THE TASK
Line by line, repeat the data below exactly, beginning at the first line and ending at the line with "(stab) at (408.5,102)". Omit pictures.

MATERIAL
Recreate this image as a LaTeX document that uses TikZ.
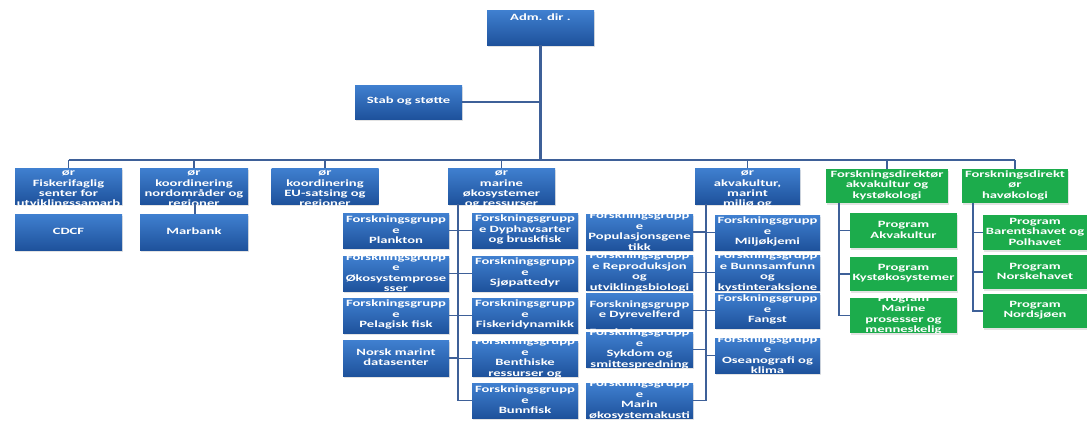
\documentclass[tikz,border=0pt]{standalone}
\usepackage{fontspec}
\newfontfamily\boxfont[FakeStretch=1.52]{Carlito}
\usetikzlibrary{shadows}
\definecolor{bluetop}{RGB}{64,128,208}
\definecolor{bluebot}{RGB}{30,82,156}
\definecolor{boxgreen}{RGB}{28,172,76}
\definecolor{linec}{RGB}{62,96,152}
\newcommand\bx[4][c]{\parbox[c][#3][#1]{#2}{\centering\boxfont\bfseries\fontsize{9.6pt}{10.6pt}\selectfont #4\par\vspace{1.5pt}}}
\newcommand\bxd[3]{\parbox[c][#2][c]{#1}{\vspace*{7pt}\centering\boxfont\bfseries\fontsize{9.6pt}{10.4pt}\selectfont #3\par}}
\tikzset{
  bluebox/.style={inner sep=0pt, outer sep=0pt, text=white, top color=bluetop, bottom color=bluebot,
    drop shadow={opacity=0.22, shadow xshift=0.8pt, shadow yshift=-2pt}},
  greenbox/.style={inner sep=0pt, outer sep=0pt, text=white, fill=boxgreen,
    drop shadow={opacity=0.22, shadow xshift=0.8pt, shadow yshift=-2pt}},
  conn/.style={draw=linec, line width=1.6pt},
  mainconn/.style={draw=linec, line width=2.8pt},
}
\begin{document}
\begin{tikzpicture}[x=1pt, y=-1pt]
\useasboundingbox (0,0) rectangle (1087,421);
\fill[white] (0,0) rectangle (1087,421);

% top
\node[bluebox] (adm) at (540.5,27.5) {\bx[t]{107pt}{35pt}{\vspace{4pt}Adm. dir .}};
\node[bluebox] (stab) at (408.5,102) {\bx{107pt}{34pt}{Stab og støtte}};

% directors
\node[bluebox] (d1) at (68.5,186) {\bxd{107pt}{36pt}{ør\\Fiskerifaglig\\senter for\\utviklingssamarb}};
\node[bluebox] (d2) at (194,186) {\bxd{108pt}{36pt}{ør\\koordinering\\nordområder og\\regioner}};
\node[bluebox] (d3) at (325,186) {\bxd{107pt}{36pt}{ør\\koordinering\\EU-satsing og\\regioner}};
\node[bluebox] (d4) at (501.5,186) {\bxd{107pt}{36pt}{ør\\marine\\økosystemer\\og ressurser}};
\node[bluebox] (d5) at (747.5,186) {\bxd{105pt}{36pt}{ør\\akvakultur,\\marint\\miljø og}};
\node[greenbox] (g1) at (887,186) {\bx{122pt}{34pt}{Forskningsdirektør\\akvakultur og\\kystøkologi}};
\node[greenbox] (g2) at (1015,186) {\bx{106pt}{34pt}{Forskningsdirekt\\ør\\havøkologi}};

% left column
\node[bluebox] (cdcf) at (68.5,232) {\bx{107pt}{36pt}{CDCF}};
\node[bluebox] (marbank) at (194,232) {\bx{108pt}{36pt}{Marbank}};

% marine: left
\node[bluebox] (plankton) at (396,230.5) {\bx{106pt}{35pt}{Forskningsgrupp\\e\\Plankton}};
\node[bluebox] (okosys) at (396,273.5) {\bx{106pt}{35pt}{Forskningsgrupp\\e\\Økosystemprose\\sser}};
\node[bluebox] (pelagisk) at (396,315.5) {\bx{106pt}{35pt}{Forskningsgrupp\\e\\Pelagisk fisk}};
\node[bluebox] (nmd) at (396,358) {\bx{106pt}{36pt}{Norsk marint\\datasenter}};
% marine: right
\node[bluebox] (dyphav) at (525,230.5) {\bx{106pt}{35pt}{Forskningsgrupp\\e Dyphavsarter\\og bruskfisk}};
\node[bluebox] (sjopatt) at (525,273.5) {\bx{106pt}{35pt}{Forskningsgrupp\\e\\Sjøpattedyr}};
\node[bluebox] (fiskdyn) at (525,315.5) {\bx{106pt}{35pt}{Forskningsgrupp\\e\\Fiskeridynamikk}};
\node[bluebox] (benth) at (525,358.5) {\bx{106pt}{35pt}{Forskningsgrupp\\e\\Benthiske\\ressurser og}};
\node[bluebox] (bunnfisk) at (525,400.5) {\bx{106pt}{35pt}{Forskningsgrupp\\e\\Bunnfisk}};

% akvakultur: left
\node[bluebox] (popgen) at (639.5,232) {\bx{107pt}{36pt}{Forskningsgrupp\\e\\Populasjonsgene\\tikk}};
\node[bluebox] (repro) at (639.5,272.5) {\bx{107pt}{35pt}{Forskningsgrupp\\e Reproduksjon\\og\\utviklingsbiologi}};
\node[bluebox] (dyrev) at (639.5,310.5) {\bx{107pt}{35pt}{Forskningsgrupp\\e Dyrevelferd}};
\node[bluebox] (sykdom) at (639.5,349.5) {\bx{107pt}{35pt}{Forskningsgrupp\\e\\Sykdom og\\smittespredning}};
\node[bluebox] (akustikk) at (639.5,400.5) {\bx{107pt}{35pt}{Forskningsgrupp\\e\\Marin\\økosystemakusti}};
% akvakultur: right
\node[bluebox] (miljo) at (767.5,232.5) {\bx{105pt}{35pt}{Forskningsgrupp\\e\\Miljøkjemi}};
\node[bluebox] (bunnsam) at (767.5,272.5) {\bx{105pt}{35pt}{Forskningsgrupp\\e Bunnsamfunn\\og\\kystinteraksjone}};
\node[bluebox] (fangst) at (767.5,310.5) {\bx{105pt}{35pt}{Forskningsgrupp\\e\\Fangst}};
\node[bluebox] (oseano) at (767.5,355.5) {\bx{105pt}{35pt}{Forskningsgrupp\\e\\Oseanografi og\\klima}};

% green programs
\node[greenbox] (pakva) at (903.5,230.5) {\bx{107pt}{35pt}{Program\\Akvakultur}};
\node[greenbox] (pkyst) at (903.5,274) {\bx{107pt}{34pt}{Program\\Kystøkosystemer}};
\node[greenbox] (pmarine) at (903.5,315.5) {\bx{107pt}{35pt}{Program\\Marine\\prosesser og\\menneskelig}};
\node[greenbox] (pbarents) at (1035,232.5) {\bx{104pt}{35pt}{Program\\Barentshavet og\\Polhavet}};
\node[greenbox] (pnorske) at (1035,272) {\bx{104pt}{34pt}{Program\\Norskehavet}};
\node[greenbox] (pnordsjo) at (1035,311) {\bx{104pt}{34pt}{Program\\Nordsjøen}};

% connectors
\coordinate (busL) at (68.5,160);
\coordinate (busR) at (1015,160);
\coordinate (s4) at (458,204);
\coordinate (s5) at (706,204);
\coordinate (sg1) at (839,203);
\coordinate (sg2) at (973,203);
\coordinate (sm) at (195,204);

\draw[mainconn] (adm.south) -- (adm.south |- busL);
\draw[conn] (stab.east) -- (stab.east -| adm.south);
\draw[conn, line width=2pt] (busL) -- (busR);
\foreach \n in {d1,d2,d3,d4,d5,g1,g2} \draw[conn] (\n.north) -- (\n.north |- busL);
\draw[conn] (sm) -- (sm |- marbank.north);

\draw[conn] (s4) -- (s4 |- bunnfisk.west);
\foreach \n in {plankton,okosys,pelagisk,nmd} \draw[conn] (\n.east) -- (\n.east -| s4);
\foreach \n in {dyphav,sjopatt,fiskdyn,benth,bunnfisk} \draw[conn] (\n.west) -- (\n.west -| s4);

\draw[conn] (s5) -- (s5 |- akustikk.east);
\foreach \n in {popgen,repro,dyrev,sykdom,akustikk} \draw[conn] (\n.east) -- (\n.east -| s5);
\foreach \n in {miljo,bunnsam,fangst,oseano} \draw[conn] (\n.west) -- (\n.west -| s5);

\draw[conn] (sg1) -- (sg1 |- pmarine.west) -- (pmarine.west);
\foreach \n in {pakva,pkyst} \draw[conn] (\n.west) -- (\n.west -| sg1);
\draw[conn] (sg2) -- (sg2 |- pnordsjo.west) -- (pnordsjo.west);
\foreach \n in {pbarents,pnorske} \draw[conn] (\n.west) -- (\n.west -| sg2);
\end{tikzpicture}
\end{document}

COMPLETE ANSWER
Recreate this image as a LaTeX document that uses TikZ.
\documentclass[tikz,border=0pt]{standalone}
\usepackage{fontspec}
\newfontfamily\boxfont[FakeStretch=1.52]{Carlito}
\usetikzlibrary{shadows}
\definecolor{bluetop}{RGB}{64,128,208}
\definecolor{bluebot}{RGB}{30,82,156}
\definecolor{boxgreen}{RGB}{28,172,76}
\definecolor{linec}{RGB}{62,96,152}
\newcommand\bx[4][c]{\parbox[c][#3][#1]{#2}{\centering\boxfont\bfseries\fontsize{9.6pt}{10.6pt}\selectfont #4\par\vspace{1.5pt}}}
\newcommand\bxd[3]{\parbox[c][#2][c]{#1}{\vspace*{7pt}\centering\boxfont\bfseries\fontsize{9.6pt}{10.4pt}\selectfont #3\par}}
\tikzset{
  bluebox/.style={inner sep=0pt, outer sep=0pt, text=white, top color=bluetop, bottom color=bluebot,
    drop shadow={opacity=0.22, shadow xshift=0.8pt, shadow yshift=-2pt}},
  greenbox/.style={inner sep=0pt, outer sep=0pt, text=white, fill=boxgreen,
    drop shadow={opacity=0.22, shadow xshift=0.8pt, shadow yshift=-2pt}},
  conn/.style={draw=linec, line width=1.6pt},
  mainconn/.style={draw=linec, line width=2.8pt},
}
\begin{document}
\begin{tikzpicture}[x=1pt, y=-1pt]
\useasboundingbox (0,0) rectangle (1087,421);
\fill[white] (0,0) rectangle (1087,421);

% top
\node[bluebox] (adm) at (540.5,27.5) {\bx[t]{107pt}{35pt}{\vspace{4pt}Adm. dir .}};
\node[bluebox] (stab) at (408.5,102) {\bx{107pt}{34pt}{Stab og støtte}};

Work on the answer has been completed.